=== Provided data ===

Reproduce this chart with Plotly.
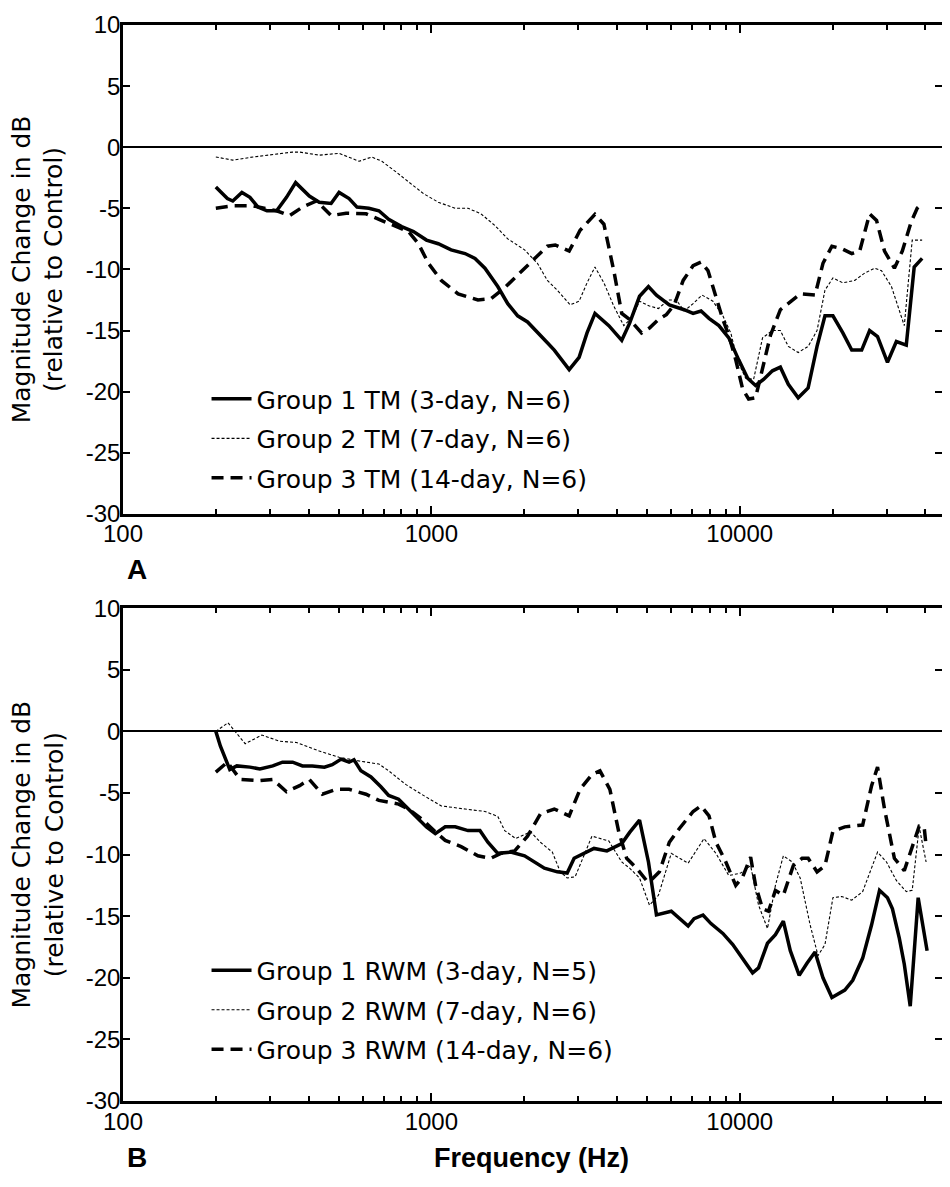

===
=== Provided data ===

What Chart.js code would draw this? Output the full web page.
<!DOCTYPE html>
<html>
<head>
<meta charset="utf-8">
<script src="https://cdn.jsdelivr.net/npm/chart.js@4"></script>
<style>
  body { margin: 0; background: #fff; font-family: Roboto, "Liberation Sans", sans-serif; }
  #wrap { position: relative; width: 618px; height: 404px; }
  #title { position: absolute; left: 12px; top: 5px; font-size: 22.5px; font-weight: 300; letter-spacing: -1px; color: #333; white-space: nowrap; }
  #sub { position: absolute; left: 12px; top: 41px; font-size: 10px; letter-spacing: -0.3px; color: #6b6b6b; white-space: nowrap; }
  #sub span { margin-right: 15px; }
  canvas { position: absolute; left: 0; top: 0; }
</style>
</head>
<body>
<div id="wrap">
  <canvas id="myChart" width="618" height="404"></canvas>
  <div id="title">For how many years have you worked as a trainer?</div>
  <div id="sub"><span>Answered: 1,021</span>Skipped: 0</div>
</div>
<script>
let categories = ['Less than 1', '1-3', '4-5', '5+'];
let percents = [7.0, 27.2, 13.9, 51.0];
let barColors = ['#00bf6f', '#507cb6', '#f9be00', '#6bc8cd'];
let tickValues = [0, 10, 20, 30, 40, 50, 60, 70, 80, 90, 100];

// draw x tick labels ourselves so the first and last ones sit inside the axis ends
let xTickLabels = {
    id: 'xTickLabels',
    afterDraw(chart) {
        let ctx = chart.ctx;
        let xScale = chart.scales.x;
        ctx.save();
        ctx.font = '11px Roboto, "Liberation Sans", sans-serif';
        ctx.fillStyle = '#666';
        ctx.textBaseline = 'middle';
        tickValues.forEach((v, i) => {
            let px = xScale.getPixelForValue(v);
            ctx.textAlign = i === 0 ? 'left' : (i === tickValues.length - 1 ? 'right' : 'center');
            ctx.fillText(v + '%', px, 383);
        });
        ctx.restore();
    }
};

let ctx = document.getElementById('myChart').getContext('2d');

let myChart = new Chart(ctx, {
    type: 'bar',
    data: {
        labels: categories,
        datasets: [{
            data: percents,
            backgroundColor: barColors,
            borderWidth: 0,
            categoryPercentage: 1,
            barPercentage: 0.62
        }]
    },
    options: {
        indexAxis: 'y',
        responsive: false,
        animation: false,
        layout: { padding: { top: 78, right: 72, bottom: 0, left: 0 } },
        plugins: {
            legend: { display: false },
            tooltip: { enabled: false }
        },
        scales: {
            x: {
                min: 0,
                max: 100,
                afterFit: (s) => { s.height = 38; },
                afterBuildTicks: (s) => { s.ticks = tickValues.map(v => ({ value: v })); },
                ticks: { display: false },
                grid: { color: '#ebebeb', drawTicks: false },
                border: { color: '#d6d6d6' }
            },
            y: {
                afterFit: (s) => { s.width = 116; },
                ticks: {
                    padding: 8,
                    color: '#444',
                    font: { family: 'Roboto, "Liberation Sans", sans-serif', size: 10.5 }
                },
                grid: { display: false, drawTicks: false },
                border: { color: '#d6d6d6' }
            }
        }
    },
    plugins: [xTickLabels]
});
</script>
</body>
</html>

===

> **Task objective**: Set down, without any change, only the lines from the line that holds "What Chart.js code" through the line that holds "80, 90, 100];", both lines included.

> **Result for this exercise**:
What Chart.js code would draw this? Output the full web page.
<!DOCTYPE html>
<html>
<head>
<meta charset="utf-8">
<script src="https://cdn.jsdelivr.net/npm/chart.js@4"></script>
<style>
  body { margin: 0; background: #fff; font-family: Roboto, "Liberation Sans", sans-serif; }
  #wrap { position: relative; width: 618px; height: 404px; }
  #title { position: absolute; left: 12px; top: 5px; font-size: 22.5px; font-weight: 300; letter-spacing: -1px; color: #333; white-space: nowrap; }
  #sub { position: absolute; left: 12px; top: 41px; font-size: 10px; letter-spacing: -0.3px; color: #6b6b6b; white-space: nowrap; }
  #sub span { margin-right: 15px; }
  canvas { position: absolute; left: 0; top: 0; }
</style>
</head>
<body>
<div id="wrap">
  <canvas id="myChart" width="618" height="404"></canvas>
  <div id="title">For how many years have you worked as a trainer?</div>
  <div id="sub"><span>Answered: 1,021</span>Skipped: 0</div>
</div>
<script>
let categories = ['Less than 1', '1-3', '4-5', '5+'];
let percents = [7.0, 27.2, 13.9, 51.0];
let barColors = ['#00bf6f', '#507cb6', '#f9be00', '#6bc8cd'];
let tickValues = [0, 10, 20, 30, 40, 50, 60, 70, 80, 90, 100];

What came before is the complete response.